#### EXERCISE REQUIREMENTS
Write out each line exactly as given. Leave the pictures out of your copy.

+ + +

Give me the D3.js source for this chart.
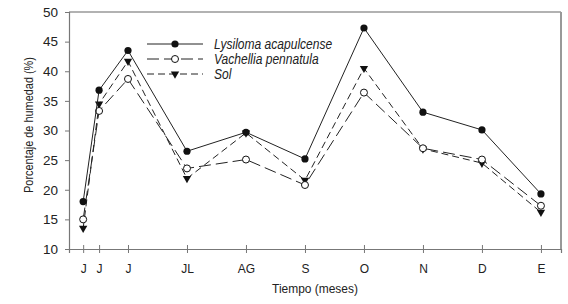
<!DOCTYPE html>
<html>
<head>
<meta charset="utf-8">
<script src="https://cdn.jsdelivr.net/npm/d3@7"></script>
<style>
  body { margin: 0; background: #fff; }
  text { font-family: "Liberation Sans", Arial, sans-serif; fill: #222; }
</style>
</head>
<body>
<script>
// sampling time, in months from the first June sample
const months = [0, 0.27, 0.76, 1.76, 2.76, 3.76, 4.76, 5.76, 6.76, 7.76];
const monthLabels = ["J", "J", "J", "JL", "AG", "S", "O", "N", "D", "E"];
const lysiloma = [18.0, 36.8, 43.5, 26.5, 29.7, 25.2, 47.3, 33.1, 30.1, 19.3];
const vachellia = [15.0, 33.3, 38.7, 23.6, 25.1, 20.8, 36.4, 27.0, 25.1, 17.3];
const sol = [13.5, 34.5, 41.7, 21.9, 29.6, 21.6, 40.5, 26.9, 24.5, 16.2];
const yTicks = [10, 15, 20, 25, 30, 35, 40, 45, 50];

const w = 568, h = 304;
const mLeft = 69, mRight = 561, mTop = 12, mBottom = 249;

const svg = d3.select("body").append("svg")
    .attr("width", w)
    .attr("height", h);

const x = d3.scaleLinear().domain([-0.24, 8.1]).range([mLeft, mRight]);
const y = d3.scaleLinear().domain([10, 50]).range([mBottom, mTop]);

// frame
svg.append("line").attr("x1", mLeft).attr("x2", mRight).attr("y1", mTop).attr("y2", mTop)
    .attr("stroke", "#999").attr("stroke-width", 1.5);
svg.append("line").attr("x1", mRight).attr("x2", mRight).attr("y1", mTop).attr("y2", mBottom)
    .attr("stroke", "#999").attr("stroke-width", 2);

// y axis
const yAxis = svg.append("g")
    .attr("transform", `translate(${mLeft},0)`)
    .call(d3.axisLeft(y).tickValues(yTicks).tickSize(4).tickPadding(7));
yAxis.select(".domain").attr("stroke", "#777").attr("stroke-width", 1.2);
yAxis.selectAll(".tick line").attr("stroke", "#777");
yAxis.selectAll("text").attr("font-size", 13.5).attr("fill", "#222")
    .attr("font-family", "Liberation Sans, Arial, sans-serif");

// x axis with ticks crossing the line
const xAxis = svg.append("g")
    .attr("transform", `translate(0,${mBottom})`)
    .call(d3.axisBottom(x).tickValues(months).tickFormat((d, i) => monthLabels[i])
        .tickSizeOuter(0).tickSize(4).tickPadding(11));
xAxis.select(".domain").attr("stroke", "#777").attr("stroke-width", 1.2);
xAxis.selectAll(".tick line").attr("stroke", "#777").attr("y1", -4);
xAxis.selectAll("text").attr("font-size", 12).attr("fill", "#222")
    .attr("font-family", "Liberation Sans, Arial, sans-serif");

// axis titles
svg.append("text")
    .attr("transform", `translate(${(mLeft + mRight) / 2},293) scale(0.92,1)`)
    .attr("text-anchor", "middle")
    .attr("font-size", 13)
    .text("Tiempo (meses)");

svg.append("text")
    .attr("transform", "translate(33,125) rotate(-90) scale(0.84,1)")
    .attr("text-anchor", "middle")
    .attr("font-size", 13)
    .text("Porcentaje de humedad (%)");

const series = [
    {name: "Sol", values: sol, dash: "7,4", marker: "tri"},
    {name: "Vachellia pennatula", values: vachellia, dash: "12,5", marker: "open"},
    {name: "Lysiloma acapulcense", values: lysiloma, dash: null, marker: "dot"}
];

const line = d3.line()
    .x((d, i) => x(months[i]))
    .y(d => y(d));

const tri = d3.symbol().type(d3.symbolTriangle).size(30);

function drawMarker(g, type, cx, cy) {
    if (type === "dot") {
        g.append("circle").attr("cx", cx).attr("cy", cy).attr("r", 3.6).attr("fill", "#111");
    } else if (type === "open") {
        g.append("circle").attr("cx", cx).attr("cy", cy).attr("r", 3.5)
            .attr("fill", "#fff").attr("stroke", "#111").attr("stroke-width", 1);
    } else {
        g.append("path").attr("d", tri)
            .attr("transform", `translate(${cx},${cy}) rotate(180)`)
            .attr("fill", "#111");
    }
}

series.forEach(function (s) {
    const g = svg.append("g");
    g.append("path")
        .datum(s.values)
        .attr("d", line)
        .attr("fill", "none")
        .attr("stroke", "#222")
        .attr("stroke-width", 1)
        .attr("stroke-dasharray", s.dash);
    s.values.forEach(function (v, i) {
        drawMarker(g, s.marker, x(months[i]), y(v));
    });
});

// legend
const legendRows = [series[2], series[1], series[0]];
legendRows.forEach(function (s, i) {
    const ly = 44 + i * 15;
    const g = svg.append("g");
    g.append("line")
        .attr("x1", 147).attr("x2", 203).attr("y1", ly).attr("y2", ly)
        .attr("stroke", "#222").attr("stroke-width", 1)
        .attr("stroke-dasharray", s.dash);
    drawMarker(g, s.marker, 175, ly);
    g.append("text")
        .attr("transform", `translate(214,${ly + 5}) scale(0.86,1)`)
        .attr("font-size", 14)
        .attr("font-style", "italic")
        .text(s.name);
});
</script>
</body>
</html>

+ + +

#### OUTPUT BELOW
Give me the D3.js source for this chart.
<!DOCTYPE html>
<html>
<head>
<meta charset="utf-8">
<script src="https://cdn.jsdelivr.net/npm/d3@7"></script>
<style>
  body { margin: 0; background: #fff; }
  text { font-family: "Liberation Sans", Arial, sans-serif; fill: #222; }
</style>
</head>
<body>
<script>
// sampling time, in months from the first June sample
const months = [0, 0.27, 0.76, 1.76, 2.76, 3.76, 4.76, 5.76, 6.76, 7.76];
const monthLabels = ["J", "J", "J", "JL", "AG", "S", "O", "N", "D", "E"];
const lysiloma = [18.0, 36.8, 43.5, 26.5, 29.7, 25.2, 47.3, 33.1, 30.1, 19.3];
const vachellia = [15.0, 33.3, 38.7, 23.6, 25.1, 20.8, 36.4, 27.0, 25.1, 17.3];
const sol = [13.5, 34.5, 41.7, 21.9, 29.6, 21.6, 40.5, 26.9, 24.5, 16.2];
const yTicks = [10, 15, 20, 25, 30, 35, 40, 45, 50];

const w = 568, h = 304;
const mLeft = 69, mRight = 561, mTop = 12, mBottom = 249;

const svg = d3.select("body").append("svg")
    .attr("width", w)
    .attr("height", h);

const x = d3.scaleLinear().domain([-0.24, 8.1]).range([mLeft, mRight]);
const y = d3.scaleLinear().domain([10, 50]).range([mBottom, mTop]);

// frame
svg.append("line").attr("x1", mLeft).attr("x2", mRight).attr("y1", mTop).attr("y2", mTop)
    .attr("stroke", "#999").attr("stroke-width", 1.5);
svg.append("line").attr("x1", mRight).attr("x2", mRight).attr("y1", mTop).attr("y2", mBottom)
    .attr("stroke", "#999").attr("stroke-width", 2);

// y axis
const yAxis = svg.append("g")
    .attr("transform", `translate(${mLeft},0)`)
    .call(d3.axisLeft(y).tickValues(yTicks).tickSize(4).tickPadding(7));
yAxis.select(".domain").attr("stroke", "#777").attr("stroke-width", 1.2);
yAxis.selectAll(".tick line").attr("stroke", "#777");
yAxis.selectAll("text").attr("font-size", 13.5).attr("fill", "#222")
    .attr("font-family", "Liberation Sans, Arial, sans-serif");

// x axis with ticks crossing the line
const xAxis = svg.append("g")
    .attr("transform", `translate(0,${mBottom})`)
    .call(d3.axisBottom(x).tickValues(months).tickFormat((d, i) => monthLabels[i])
        .tickSizeOuter(0).tickSize(4).tickPadding(11));
xAxis.select(".domain").attr("stroke", "#777").attr("stroke-width", 1.2);
xAxis.selectAll(".tick line").attr("stroke", "#777").attr("y1", -4);
xAxis.selectAll("text").attr("font-size", 12).attr("fill", "#222")
    .attr("font-family", "Liberation Sans, Arial, sans-serif");

// axis titles
svg.append("text")
    .attr("transform", `translate(${(mLeft + mRight) / 2},293) scale(0.92,1)`)
    .attr("text-anchor", "middle")
    .attr("font-size", 13)
    .text("Tiempo (meses)");

svg.append("text")
    .attr("transform", "translate(33,125) rotate(-90) scale(0.84,1)")
    .attr("text-anchor", "middle")
    .attr("font-size", 13)
    .text("Porcentaje de humedad (%)");

const series = [
    {name: "Sol", values: sol, dash: "7,4", marker: "tri"},
    {name: "Vachellia pennatula", values: vachellia, dash: "12,5", marker: "open"},
    {name: "Lysiloma acapulcense", values: lysiloma, dash: null, marker: "dot"}
];

const line = d3.line()
    .x((d, i) => x(months[i]))
    .y(d => y(d));

const tri = d3.symbol().type(d3.symbolTriangle).size(30);

function drawMarker(g, type, cx, cy) {
    if (type === "dot") {
        g.append("circle").attr("cx", cx).attr("cy", cy).attr("r", 3.6).attr("fill", "#111");
    } else if (type === "open") {
        g.append("circle").attr("cx", cx).attr("cy", cy).attr("r", 3.5)
            .attr("fill", "#fff").attr("stroke", "#111").attr("stroke-width", 1);
    } else {
        g.append("path").attr("d", tri)
            .attr("transform", `translate(${cx},${cy}) rotate(180)`)
            .attr("fill", "#111");
    }
}

series.forEach(function (s) {
    const g = svg.append("g");
    g.append("path")
        .datum(s.values)
        .attr("d", line)
        .attr("fill", "none")
        .attr("stroke", "#222")
        .attr("stroke-width", 1)
        .attr("stroke-dasharray", s.dash);
    s.values.forEach(function (v, i) {
        drawMarker(g, s.marker, x(months[i]), y(v));
    });
});

// legend
const legendRows = [series[2], series[1], series[0]];
legendRows.forEach(function (s, i) {
    const ly = 44 + i * 15;
    const g = svg.append("g");
    g.append("line")
        .attr("x1", 147).attr("x2", 203).attr("y1", ly).attr("y2", ly)
        .attr("stroke", "#222").attr("stroke-width", 1)
        .attr("stroke-dasharray", s.dash);
    drawMarker(g, s.marker, 175, ly);
    g.append("text")
        .attr("transform", `translate(214,${ly + 5}) scale(0.86,1)`)
        .attr("font-size", 14)
        .attr("font-style", "italic")
        .text(s.name);
});
</script>
</body>
</html>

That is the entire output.